39; going out with a bang!!
This is my 39th year and I know it's going to be good. As I started to approach the next decade of my life I began feeling a sense of panic. I felt pretty similar when I came to the end of my twenties but for different reasons. I thought that my partying and fun times would end and I would become a frumpy, boring person as soon as I hit 30. I couldn't have been more wrong. My thirties have been filled with laughter, successes and I have made many more amazing and close friends along the way. I may not go out as often as I did when I was in my twenties but I don't want to either. Motherhood brought a sense of calm and when I do go out I really appreciate it. Now I live through the last days of my thirties I feel the most confident I ever have. I know the person that I want to be and how to achieve it. I have become more reflective and am comfortable with my sense of style, abilities and interests. The friends that I have are close ones who I absolutely cherish. In my younger days I would feel that I needed to fit in to be liked, whereas now I put the value on being warm, kind, interesting and most importantly interested in other people.

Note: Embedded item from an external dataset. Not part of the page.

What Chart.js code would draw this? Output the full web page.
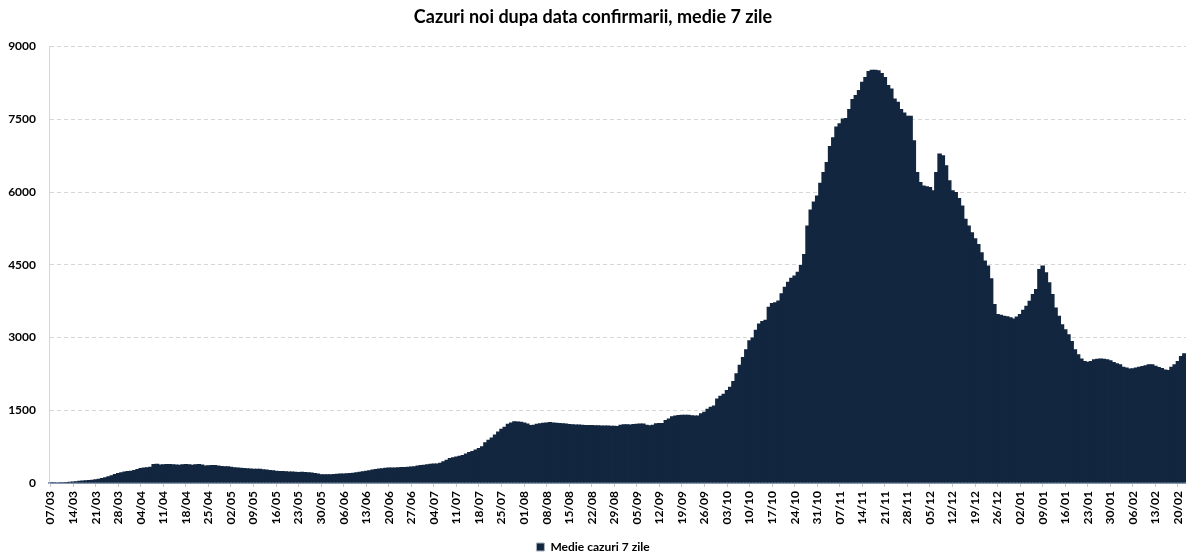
<!DOCTYPE html>
<html>
<head>
<meta charset="utf-8">
<script src="https://cdn.jsdelivr.net/npm/chart.js@4.4.1/dist/chart.umd.min.js"></script>
<style>
  html, body { margin: 0; padding: 0; background: #fff; }
  #wrap { width: 1186px; height: 554px; position: relative; }
</style>
</head>
<body>
<div id="wrap"><canvas id="grafic"></canvas></div>
<script>
// medie cazuri noi pe 7 zile, cate o saptamana pe rand, incepand cu 07/03/2020
const medie7 = [
  5, 7, 10, 14, 18, 22, 27,
  32, 38, 44, 50, 55, 60, 66,
  75, 90, 105, 120, 140, 160, 185,
  207, 220, 235, 245, 255, 270, 290,
  310, 318, 325, 335, 390, 395, 380,
  385, 390, 392, 388, 380, 378, 385,
  390, 385, 378, 385, 390, 380, 362,
  365, 372, 370, 360, 352, 345, 348,
  335, 325, 318, 312, 308, 305, 300,
  296, 295, 292, 285, 278, 270, 262,
  255, 250, 245, 240, 238, 235, 232,
  228, 230, 228, 222, 215, 208, 195,
  182, 178, 178, 182, 186, 190, 194,
  198, 200, 205, 212, 220, 230, 242,
  255, 265, 278, 290, 300, 305, 312,
  318, 320, 322, 325, 328, 331, 333,
  340, 345, 360, 370, 375, 385, 395,
  400, 402, 420, 448, 480, 515, 530,
  545, 560, 580, 607, 640, 662, 690,
  720, 760, 842, 890, 940, 1000, 1060,
  1120, 1160, 1221, 1250, 1276, 1270, 1263,
  1249, 1228, 1195, 1200, 1221, 1230, 1240,
  1248, 1256, 1250, 1242, 1238, 1232, 1225,
  1218, 1212, 1208, 1205, 1202, 1198, 1195,
  1194, 1192, 1190, 1188, 1186, 1184, 1182,
  1180, 1178, 1200, 1214, 1210, 1205, 1218,
  1221, 1225, 1228, 1200, 1193, 1200, 1230,
  1235, 1238, 1300, 1330, 1379, 1390, 1400,
  1407, 1407, 1408, 1395, 1393, 1393, 1440,
  1470, 1531, 1570, 1600, 1745, 1800, 1841,
  1917, 1986, 2104, 2262, 2441, 2600, 2759,
  2945, 3000, 3159, 3290, 3340, 3366, 3635,
  3710, 3730, 3766, 3911, 4048, 4152, 4235,
  4280, 4359, 4497, 4724, 5311, 5642, 5807,
  5931, 6193, 6414, 6621, 6952, 7131, 7352,
  7421, 7518, 7530, 7711, 7918, 8000, 8104,
  8276, 8373, 8497, 8525, 8525, 8511, 8455,
  8373, 8207, 8138, 7932, 7862, 7711, 7642,
  7573, 7573, 7069, 6414, 6207, 6138, 6120,
  6104, 6035, 6414, 6793, 6759, 6552, 6242,
  6035, 6000, 5876, 5725, 5449, 5311, 5173,
  5049, 4931, 4759, 4587, 4483, 4221, 3690,
  3483, 3470, 3449, 3440, 3420, 3393, 3435,
  3483, 3573, 3655, 3759, 3897, 4000, 4414,
  4483, 4345, 4138, 3897, 3621, 3449, 3276,
  3173, 3069, 2931, 2759, 2655, 2566, 2517,
  2500, 2517, 2552, 2560, 2566, 2560, 2552,
  2530, 2497, 2470, 2448, 2400, 2380, 2359,
  2365, 2380, 2400, 2414, 2430, 2448, 2448,
  2420, 2393, 2370, 2340, 2331, 2400, 2448,
  2517, 2621, 2676
];

// zilele de pe axa x (dd/mm), una pe bara
const primaZi = Date.UTC(2020, 2, 7);
const zile = medie7.map((_, i) => {
  const d = new Date(primaZi + i * 86400000);
  return String(d.getUTCDate()).padStart(2, "0") + "/" + String(d.getUTCMonth() + 1).padStart(2, "0");
});

const titlu = "Cazuri noi dupa data confirmarii, medie 7 zile";
const numeSerie = "Medie cazuri 7 zile";
const pasEticheta = 7;

Chart.defaults.font.family = "Lato, 'Open Sans', sans-serif";
Chart.defaults.color = "#000";

new Chart(document.getElementById("grafic"), {
  type: "bar",
  data: {
    labels: zile,
    datasets: [{
      label: numeSerie,
      data: medie7,
      backgroundColor: "#13263f",
      borderWidth: 0,
      barPercentage: 1.4,   // suprapunere ca sa nu apara dungi albe intre bare
      categoryPercentage: 1
    }]
  },
  options: {
    responsive: true,
    maintainAspectRatio: false,
    animation: false,
    layout: { padding: { left: 0, right: 0, top: 0, bottom: -9 } },
    plugins: {
      title: {
        display: true,
        text: titlu,
        font: { size: 18, weight: "bold" },
        color: "#000",
        padding: { top: 6, bottom: 19 }
      },
      legend: {
        position: "bottom",
        labels: {
          boxWidth: 8,
          boxHeight: 8,
          padding: 3,
          font: { size: 12, weight: "bold" },
          generateLabels: (chart) => {
            const items = Chart.defaults.plugins.legend.labels.generateLabels(chart);
            items.forEach(it => { it.lineWidth = 1; it.strokeStyle = "#a7b1bf"; });
            return items;
          }
        }
      },
      tooltip: { enabled: false }
    },
    scales: {
      x: {
        grid: {
          offset: false,
          drawOnChartArea: false,
          tickLength: 4,
          color: (ctx) => ctx.index % pasEticheta === 0 ? "#c8c8c8" : "transparent"
        },
        border: { color: "#8797ad", width: 2 },
        ticks: {
          autoSkip: false,
          minRotation: 90,
          maxRotation: 90,
          padding: 4,
          font: { size: 12, weight: "bold" },
          color: "#000",
          callback: (v, i) => i % pasEticheta === 0 ? zile[i] : ""
        },
        afterFit: (s) => { s.height = 55; s.paddingLeft = 0; s.paddingRight = 0; }
      },
      y: {
        min: 0,
        max: 9000,
        ticks: {
          stepSize: 1500,
          padding: 13,
          font: { size: 12, weight: "bold" },
          color: "#000",
          callback: (v) => String(v)
        },
        grid: { color: "#d6d6d6", drawTicks: false },
        border: { dash: [4, 3], color: "#d6d6d6" },
        afterFit: (s) => { s.width = 49; }
      }
    }
  }
});
</script>
</body>
</html>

I am really looking forward to this year and strive to build my creative business as the small steps that I made last year made me so happy. I hope to meet more new people through craft fairs and courses and increase my social media following. I impressed myself last year with how I juggled working full time as a teacher, being a mother, starting up my allotment as well as working on Rebecca Lawrence Handmade. I have sold more work then ever, including lots of personalised sashes and portraits and at the end of the year doing my most successful craft fair at MAC in Birmingham. If something makes you happy you don't mind how busy it makes you. My husband commented on how much happier I was in myself, the energy that I had and the improvement in my general well being. Being tired from working on your passion is a good way to be tired.
I hope you all have exciting plans for this year. I would love to hear about your goals and how any of you are coping with the thought of turning 40 soon.